III. Der Untersuchungsausschuss besteht aus 13 Mitgliedern, die von den Fraktionen nach folgendem Verteilerschlüssel benannt werden:

CDU-Fraktion 6 Mitglieder,

SPD-Fraktion 4 Mitglieder,

FDP-Fraktion 1 Mitglied,

Fraktion Bündnis 90/Die Grünen 1 Mitglied

Fraktion Die Linke 1 Mitglied.

Ferner ist die gleiche Zahl von Stellvertreterinnen oder Stellvertretern zu benennen. Der Ausschuss wählt seine Vorsitzende oder seinen Vorsitzenden und deren oder dessen Stellvertreterin oder Stellvertreter.

IV. Die Landesregierung wird ersucht zu veranlassen, dass alle von dem Untersuchungsausschuss und seinen etwaigen Unterausschüssen zu vernehmenden Landesbediensteten im Rahmen der Gesetze von der Pflicht zur Amtsverschwiegenheit entbunden werden.
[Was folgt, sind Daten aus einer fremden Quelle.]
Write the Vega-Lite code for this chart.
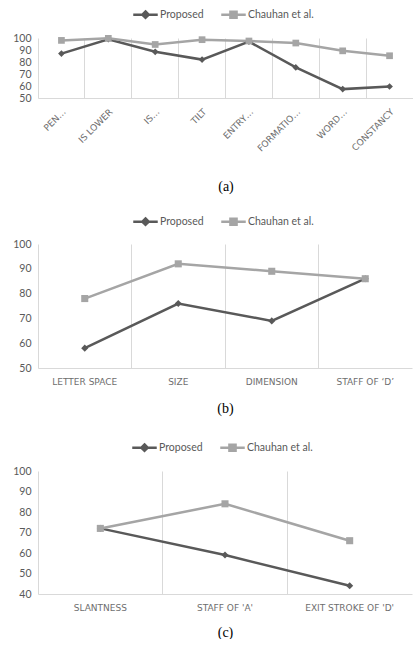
{
  "$schema": "https://vega.github.io/schema/vega-lite/v6.json",
  "background": "white",
  "padding": {"left": 12, "top": 1, "right": 0, "bottom": 0},
  "spacing": 14,
  "resolve": {"scale": {"color": "independent"}, "legend": {"color": "independent"}},
  "config": {
    "view": {"stroke": null},
    "font": "Lato",
    "axisY": {"domain": false, "ticks": false, "grid": false, "labelColor": "#595959", "labelFontSize": 10.5, "labelFont": "Lato", "labelPadding": 7, "title": null, "labelOverlap": false},
    "axisX": {"domain": true, "domainColor": "#D9D9D9", "ticks": false, "grid": true, "gridColor": "#D9D9D9", "bandPosition": 0, "labelColor": "#6E6E6E", "labelFontSize": 9, "labelFont": "DejaVu Sans", "labelPadding": 9, "titleFont": "Liberation Serif", "titleFontSize": 14, "titleFontWeight": "normal", "titleColor": "#000000"},
    "legend": {"orient": "none", "direction": "horizontal", "title": null, "labelFontSize": 10.5, "labelColor": "#595959", "labelFont": "Lato", "symbolSize": 600, "symbolStrokeWidth": 2.5, "columnPadding": 12, "labelOffset": 1}
  },
  "vconcat": [
    {
      "width": 375, "height": 60,
      "data": {"values": [
        {"feature": "PEN…", "series": "Proposed", "value": 87},
        {"feature": "IS LOWER", "series": "Proposed", "value": 99},
        {"feature": "IS…", "series": "Proposed", "value": 88.5},
        {"feature": "TILT", "series": "Proposed", "value": 82},
        {"feature": "ENTRY…", "series": "Proposed", "value": 97},
        {"feature": "FORMATIO…", "series": "Proposed", "value": 75.5},
        {"feature": "WORD…", "series": "Proposed", "value": 57.4},
        {"feature": "CONSTANCY", "series": "Proposed", "value": 59.6},
        {"feature": "PEN…", "series": "Chauhan et al.", "value": 98},
        {"feature": "IS LOWER", "series": "Chauhan et al.", "value": 99.7},
        {"feature": "IS…", "series": "Chauhan et al.", "value": 94.6},
        {"feature": "TILT", "series": "Chauhan et al.", "value": 98.6},
        {"feature": "ENTRY…", "series": "Chauhan et al.", "value": 97.5},
        {"feature": "FORMATIO…", "series": "Chauhan et al.", "value": 95.8},
        {"feature": "WORD…", "series": "Chauhan et al.", "value": 89.3},
        {"feature": "CONSTANCY", "series": "Chauhan et al.", "value": 85.2}
      ]},
      "encoding": {
        "x": {"field": "feature", "type": "nominal", "sort": null, "bandPosition": 0.5, "scale": {"type": "band", "paddingInner": 0, "paddingOuter": 0}, "axis": {"labelAngle": -45, "title": "(a)", "titlePadding": 27}},
        "y": {"field": "value", "type": "quantitative", "scale": {"domain": [50, 100], "nice": false, "zero": false}, "axis": {"values": [50, 60, 70, 80, 90, 100]}},
        "color": {"field": "series", "type": "nominal", "scale": {"domain": ["Proposed", "Chauhan et al."], "range": ["#595959", "#A5A5A5"]},
          "legend": {"legendX": 94, "legendY": -37, "encode": {"symbols": {"update": {"shape": {"signal": "datum.value === 'Proposed' ? 'M-1,0H1M0,-0.26L0.26,0L0,0.26L-0.26,0Z' : 'M-1,0H1M-0.25,-0.25H0.25V0.25H-0.25Z'"}, "fill": {"scale": "color", "field": "value"}, "stroke": {"scale": "color", "field": "value"}}}}}}
      },
      "layer": [
        {"mark": {"type": "line", "strokeWidth": 2.5}},
        {"transform": [{"filter": "datum.series === 'Proposed'"}], "mark": {"type": "point", "shape": "diamond", "filled": true, "opacity": 1, "size": 45}},
        {"transform": [{"filter": "datum.series !== 'Proposed'"}], "mark": {"type": "point", "shape": "square", "filled": true, "opacity": 1, "size": 45}}
      ]
    },
    {
      "spacing": 19,
      "resolve": {"scale": {"color": "independent"}, "legend": {"color": "independent"}},
      "vconcat": [
        {
          "width": 374, "height": 124,
          "data": {"values": [
            {"feature": "LETTER SPACE", "series": "Proposed", "value": 58},
            {"feature": "SIZE", "series": "Proposed", "value": 76},
            {"feature": "DIMENSION", "series": "Proposed", "value": 69},
            {"feature": "STAFF OF ‘D’", "series": "Proposed", "value": 86},
            {"feature": "LETTER SPACE", "series": "Chauhan et al.", "value": 78},
            {"feature": "SIZE", "series": "Chauhan et al.", "value": 92},
            {"feature": "DIMENSION", "series": "Chauhan et al.", "value": 89},
            {"feature": "STAFF OF ‘D’", "series": "Chauhan et al.", "value": 86}
          ]},
          "encoding": {
            "x": {"field": "feature", "type": "nominal", "sort": null, "bandPosition": 0.5, "scale": {"type": "band", "paddingInner": 0, "paddingOuter": 0}, "axis": {"labelAngle": 0, "title": "(b)", "titlePadding": 15}},
            "y": {"field": "value", "type": "quantitative", "scale": {"domain": [50, 100], "nice": false, "zero": false}, "axis": {"values": [50, 60, 70, 80, 90, 100]}},
            "color": {"field": "series", "type": "nominal", "scale": {"domain": ["Proposed", "Chauhan et al."], "range": ["#595959", "#A5A5A5"]},
              "legend": {"legendX": 94, "legendY": -36, "encode": {"symbols": {"update": {"shape": {"signal": "datum.value === 'Proposed' ? 'M-1,0H1M0,-0.26L0.26,0L0,0.26L-0.26,0Z' : 'M-1,0H1M-0.25,-0.25H0.25V0.25H-0.25Z'"}, "fill": {"scale": "color", "field": "value"}, "stroke": {"scale": "color", "field": "value"}}}}}}
          },
          "layer": [
            {"mark": {"type": "line", "strokeWidth": 2.5}},
            {"transform": [{"filter": "datum.series === 'Proposed'"}], "mark": {"type": "point", "shape": "diamond", "filled": true, "opacity": 1, "size": 50}},
            {"transform": [{"filter": "datum.series !== 'Proposed'"}], "mark": {"type": "point", "shape": "square", "filled": true, "opacity": 1, "size": 50}}
          ]
        },
        {
          "width": 374, "height": 123,
          "data": {"values": [
            {"feature": "SLANTNESS", "series": "Proposed", "value": 72},
            {"feature": "STAFF OF 'A'", "series": "Proposed", "value": 59},
            {"feature": "EXIT STROKE OF 'D'", "series": "Proposed", "value": 44},
            {"feature": "SLANTNESS", "series": "Chauhan et al.", "value": 72},
            {"feature": "STAFF OF 'A'", "series": "Chauhan et al.", "value": 84},
            {"feature": "EXIT STROKE OF 'D'", "series": "Chauhan et al.", "value": 66}
          ]},
          "encoding": {
            "x": {"field": "feature", "type": "nominal", "sort": null, "bandPosition": 0.5, "scale": {"type": "band", "paddingInner": 0, "paddingOuter": 0}, "axis": {"labelAngle": 0, "title": "(c)", "titlePadding": 13}},
            "y": {"field": "value", "type": "quantitative", "scale": {"domain": [40, 100], "nice": false, "zero": false}, "axis": {"values": [40, 50, 60, 70, 80, 90, 100]}},
            "color": {"field": "series", "type": "nominal", "scale": {"domain": ["Proposed", "Chauhan et al."], "range": ["#595959", "#A5A5A5"]},
              "legend": {"legendX": 93, "legendY": -37, "encode": {"symbols": {"update": {"shape": {"signal": "datum.value === 'Proposed' ? 'M-1,0H1M0,-0.26L0.26,0L0,0.26L-0.26,0Z' : 'M-1,0H1M-0.25,-0.25H0.25V0.25H-0.25Z'"}, "fill": {"scale": "color", "field": "value"}, "stroke": {"scale": "color", "field": "value"}}}}}}
          },
          "layer": [
            {"mark": {"type": "line", "strokeWidth": 2.5}},
            {"transform": [{"filter": "datum.series === 'Proposed'"}], "mark": {"type": "point", "shape": "diamond", "filled": true, "opacity": 1, "size": 50}},
            {"transform": [{"filter": "datum.series !== 'Proposed'"}], "mark": {"type": "point", "shape": "square", "filled": true, "opacity": 1, "size": 50}}
          ]
        }
      ]
    }
  ]
}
Dies gilt auch für ehemalige Landesbedienstete, soweit sie über ihre Tätigkeit im Landesdienst vernommen werden sollen. Die Landesregierung hat erforderlichenfalls Akteneinsicht zu gewähren.

V. Für den Untersuchungsausschuss gilt die diesem Beschluss als Anlage beigefügte Geschäftsordnung.

Stefan Wenzel

 Fraktionsvorsitzende

Anlage

Geschäftsordnung

für den

21. Parlamentarischen Untersuchungsausschuss

des Niedersächsischen Landtages

 

§ 1

(1) Der Untersuchungsausschuss ist verhandlungs- und beschlussfähig, wenn die Mehrheit seiner stimmberechtigten Mitglieder nach ordnungsgemäßer Einladung anwesend ist.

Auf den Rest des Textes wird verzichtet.